Author: Matthew M. Peek, Military Collection Archivist
William France Odom was born on November 24, 1895, in Wayne County, N.C., to William B. and Jeannette Price Odom. By 1900, the Odom family was living on a farm in Wayne County, where the older William Odom worked as a farmer. By the time of his federal draft registration for World War I, William F. Odom was working as a tenant farmer for Jessie R. Price, on land a quarter of a mile south of Dudley, N.C. He was inducted into service for WWI in Goldsboro, N.C., on July 5, 1918.
Odom was assigned in the U.S. Army to Motor Company #1 at Camp Greenleaf, Georgia, where he remained for training through August 14, 1918. He was transferred to Motor Company #9 at the camp, in which unit he remained through September 12, 1918. Before being shipped overseas, Odom was transferred to the U.S. Army’s Medical Department [believed to be as a driver for medical trucks carrying patients]. On Armistice Day—November 11, 1918—Odom left from the United States aboard a troop transport ship for Europe. His job or service locations during the war are unknown, as few of his records are available.
Odom remained in Europe stationed at various U.S. Army base hospitals as a driver it appears. He was promoted to the rank of Private First Class on March 10, 1919. On May 21, 1919, William Odom and a number of other enlisted Army soldiers were ordered to serve as attendants for a convoy of mental patients from Savenay, France, to the port at Brest, France, where the patients would be returning to the U.S. Odom seems to have been involved in this type of work during the U.S. Army of Occupation’s time in Europe, where he remained until arriving back in the U.S. on June 18, 1919. After returning to the U.S., Odom was sent to Camp Lee, Virginia, where he was honorably discharged from active Army service on July 1, 1919.
After the war, William Odom returned to Wayne County. On January 7, 1922, married Glendora Weaver [who went by “Glennie”] in Wayne County. By 1930, the Odom family was living in the community of Brogden, just south of Goldsboro, N.C., where William worked as a farmer on his own farm. By 1940, the Odoms were still in Brogden on a farm, where they raised their seven children. During World War II, Odom’s son William F. Odom Jr. was inducted into military service in the U.S. Army in April 1945, though it appears he never served overseas during the war.
Odom continued to work as and would retire as a farmer in the Mount Olive, N.C., area. William F. Odom died on July 5, 1992, in Wayne County, N.C. At the time of his death, he was the only surviving World War I veteran in the Mount Olive area.
This blog post is part of the State Archives of North Carolina’s World War I Social Media Project, an effort to bring original WWI archival materials to the public through the North Carolina Department of Natural and Cultural Resources’ (NCDNCR) various social media platforms, in order to increase access to the items during the WWI centennial celebration by the state of North Carolina.
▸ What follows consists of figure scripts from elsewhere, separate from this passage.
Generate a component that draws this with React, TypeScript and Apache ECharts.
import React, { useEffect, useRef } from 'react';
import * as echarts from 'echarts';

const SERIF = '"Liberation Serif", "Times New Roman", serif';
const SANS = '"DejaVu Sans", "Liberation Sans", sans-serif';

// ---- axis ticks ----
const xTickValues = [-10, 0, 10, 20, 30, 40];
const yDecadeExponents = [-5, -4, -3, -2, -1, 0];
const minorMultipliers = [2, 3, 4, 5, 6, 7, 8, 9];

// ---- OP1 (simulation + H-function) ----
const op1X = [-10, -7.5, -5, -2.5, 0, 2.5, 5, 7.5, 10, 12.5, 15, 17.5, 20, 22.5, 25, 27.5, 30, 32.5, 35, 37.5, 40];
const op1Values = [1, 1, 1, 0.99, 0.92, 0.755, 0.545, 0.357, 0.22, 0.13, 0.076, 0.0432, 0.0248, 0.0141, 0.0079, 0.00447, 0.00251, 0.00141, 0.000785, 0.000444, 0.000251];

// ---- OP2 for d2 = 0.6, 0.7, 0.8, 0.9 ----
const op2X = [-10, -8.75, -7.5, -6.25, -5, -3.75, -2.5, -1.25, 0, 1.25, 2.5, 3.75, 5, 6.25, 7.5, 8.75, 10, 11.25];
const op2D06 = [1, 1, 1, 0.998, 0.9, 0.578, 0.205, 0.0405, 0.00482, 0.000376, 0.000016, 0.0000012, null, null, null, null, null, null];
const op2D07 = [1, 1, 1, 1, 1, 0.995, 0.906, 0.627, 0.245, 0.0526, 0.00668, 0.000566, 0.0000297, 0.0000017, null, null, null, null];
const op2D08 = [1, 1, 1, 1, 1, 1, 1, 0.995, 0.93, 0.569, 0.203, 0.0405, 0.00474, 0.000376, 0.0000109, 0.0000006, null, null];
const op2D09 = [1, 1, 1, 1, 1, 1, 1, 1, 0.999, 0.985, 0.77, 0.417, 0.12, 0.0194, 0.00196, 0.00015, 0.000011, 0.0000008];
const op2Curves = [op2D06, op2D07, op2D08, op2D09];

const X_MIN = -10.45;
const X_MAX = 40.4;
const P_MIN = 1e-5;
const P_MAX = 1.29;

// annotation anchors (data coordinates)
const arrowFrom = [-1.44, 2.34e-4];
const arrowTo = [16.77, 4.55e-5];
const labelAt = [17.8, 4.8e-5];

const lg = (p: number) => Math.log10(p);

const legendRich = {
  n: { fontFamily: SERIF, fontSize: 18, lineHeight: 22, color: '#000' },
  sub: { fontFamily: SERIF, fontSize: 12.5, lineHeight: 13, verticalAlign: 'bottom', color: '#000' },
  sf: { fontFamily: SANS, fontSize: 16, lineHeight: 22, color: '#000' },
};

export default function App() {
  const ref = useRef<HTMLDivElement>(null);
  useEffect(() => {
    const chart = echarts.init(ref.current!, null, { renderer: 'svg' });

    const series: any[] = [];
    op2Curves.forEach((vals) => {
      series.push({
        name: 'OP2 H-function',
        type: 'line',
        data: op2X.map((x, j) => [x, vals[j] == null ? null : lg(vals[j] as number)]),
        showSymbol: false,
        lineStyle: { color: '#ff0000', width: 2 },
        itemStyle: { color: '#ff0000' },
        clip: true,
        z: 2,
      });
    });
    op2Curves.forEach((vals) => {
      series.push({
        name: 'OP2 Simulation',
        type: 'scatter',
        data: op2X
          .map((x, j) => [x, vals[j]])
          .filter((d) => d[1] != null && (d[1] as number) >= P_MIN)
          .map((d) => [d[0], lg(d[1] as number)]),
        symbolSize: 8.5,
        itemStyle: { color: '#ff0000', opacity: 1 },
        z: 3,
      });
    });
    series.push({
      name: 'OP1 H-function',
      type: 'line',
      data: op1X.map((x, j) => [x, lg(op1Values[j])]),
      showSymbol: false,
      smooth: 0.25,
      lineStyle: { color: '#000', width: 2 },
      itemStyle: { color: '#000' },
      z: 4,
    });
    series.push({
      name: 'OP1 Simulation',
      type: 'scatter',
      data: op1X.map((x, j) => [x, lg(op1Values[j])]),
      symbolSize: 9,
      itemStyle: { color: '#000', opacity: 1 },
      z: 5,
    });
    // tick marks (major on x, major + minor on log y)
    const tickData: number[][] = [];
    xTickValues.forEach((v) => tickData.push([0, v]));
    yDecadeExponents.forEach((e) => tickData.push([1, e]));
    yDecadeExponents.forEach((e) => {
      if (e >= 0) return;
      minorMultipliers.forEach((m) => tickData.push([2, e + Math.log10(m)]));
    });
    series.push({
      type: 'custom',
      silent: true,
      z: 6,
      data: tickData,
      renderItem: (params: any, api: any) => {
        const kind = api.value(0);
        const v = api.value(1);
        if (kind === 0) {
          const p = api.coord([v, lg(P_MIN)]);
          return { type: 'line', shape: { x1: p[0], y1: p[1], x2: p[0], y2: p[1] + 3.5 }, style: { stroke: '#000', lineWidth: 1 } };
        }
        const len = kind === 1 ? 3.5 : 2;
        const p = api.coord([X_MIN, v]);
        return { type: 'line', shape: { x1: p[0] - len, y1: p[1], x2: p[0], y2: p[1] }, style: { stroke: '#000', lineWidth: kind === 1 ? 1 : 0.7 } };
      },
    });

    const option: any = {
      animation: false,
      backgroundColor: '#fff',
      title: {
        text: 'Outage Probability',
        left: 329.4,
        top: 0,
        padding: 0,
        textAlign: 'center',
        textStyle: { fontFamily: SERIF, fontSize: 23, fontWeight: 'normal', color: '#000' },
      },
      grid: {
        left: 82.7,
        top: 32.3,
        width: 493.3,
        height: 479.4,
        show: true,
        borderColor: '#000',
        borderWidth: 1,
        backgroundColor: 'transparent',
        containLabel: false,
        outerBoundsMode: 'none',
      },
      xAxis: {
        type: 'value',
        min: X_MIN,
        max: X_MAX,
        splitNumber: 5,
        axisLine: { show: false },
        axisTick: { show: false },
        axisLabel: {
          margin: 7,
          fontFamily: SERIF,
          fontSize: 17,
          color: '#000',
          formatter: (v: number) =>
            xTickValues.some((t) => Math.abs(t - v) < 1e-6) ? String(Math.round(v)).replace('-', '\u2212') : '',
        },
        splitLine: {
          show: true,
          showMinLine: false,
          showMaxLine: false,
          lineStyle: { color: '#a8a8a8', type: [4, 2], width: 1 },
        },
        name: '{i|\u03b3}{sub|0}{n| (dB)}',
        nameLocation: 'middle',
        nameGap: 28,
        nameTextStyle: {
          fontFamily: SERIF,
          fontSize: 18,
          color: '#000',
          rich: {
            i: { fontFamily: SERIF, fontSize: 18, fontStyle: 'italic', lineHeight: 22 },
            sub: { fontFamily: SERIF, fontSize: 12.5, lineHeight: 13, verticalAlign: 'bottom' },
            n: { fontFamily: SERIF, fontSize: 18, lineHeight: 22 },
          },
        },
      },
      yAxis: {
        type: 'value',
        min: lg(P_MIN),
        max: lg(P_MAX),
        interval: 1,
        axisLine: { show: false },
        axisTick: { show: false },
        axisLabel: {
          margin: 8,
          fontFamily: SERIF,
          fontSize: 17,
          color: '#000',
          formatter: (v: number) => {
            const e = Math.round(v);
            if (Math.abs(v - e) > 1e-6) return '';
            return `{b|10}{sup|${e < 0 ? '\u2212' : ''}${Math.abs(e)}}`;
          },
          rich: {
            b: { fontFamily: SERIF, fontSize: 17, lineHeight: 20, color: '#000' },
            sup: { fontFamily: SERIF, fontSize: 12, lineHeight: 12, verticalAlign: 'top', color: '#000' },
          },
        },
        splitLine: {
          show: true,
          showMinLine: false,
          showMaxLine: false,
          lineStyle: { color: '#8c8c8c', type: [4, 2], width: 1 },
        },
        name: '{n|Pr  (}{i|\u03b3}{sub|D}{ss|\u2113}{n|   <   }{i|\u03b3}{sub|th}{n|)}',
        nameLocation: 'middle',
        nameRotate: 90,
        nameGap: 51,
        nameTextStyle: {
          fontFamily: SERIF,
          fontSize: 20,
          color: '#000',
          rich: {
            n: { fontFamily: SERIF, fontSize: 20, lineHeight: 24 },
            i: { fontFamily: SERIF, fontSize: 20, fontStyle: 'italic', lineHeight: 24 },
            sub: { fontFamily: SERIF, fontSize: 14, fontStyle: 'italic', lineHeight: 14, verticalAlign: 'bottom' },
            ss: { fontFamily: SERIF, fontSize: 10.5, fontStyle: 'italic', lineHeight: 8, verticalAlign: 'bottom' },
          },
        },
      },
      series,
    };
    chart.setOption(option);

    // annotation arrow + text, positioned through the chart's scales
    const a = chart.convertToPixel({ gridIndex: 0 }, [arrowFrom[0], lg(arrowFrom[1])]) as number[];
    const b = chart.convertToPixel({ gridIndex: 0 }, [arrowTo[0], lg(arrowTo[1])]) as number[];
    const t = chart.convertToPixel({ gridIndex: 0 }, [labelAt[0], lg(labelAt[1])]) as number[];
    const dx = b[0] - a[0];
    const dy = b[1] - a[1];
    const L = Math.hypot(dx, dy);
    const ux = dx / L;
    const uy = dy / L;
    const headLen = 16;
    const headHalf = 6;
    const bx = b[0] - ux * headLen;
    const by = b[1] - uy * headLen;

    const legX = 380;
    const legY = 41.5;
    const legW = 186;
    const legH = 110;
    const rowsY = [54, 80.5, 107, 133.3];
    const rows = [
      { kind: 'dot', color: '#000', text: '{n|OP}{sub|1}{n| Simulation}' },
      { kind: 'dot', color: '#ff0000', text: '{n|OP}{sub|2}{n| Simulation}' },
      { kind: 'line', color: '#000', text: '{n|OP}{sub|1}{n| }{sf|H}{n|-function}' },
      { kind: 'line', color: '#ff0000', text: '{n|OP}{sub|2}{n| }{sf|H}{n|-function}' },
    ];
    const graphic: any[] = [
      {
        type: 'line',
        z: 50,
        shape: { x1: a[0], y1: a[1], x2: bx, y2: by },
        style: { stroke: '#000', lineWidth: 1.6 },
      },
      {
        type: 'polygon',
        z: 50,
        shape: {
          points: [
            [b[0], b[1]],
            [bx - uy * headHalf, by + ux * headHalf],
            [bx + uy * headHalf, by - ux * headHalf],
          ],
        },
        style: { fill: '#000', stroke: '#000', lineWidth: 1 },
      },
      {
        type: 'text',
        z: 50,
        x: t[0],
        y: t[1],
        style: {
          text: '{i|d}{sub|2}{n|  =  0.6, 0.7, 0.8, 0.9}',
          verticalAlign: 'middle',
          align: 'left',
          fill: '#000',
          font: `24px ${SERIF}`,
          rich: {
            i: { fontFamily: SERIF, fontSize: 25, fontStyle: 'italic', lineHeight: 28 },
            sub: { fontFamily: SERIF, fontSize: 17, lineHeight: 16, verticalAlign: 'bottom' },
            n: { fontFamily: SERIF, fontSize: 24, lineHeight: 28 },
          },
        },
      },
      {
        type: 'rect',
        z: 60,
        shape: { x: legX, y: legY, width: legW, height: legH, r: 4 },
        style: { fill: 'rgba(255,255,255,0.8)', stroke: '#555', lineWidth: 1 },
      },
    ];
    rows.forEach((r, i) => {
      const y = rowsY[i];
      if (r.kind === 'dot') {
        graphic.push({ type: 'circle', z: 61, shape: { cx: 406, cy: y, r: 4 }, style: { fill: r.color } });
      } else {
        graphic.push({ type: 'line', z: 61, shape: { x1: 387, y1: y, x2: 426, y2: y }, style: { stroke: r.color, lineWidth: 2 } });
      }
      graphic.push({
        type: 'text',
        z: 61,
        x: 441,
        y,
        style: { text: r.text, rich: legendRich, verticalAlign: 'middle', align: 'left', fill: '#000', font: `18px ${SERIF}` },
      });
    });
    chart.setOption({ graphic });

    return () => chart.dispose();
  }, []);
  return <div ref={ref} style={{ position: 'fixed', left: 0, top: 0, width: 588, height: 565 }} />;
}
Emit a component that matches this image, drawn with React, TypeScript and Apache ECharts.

Between February 2017 and June 2019, the State Archives of North Carolina will be posting blog articles, Facebook posts, and Twitter posts, featuring WWI archival materials which are posted on the exact 100th anniversary of their creation during the war. Blog posts will feature interpretations of the content of WWI documents, photographs, diary entries, posters, and other records, including scans of the original archival materials, held by the State Archives of North Carolina, and will be featured in NCDNCR’s WWI centennial blog.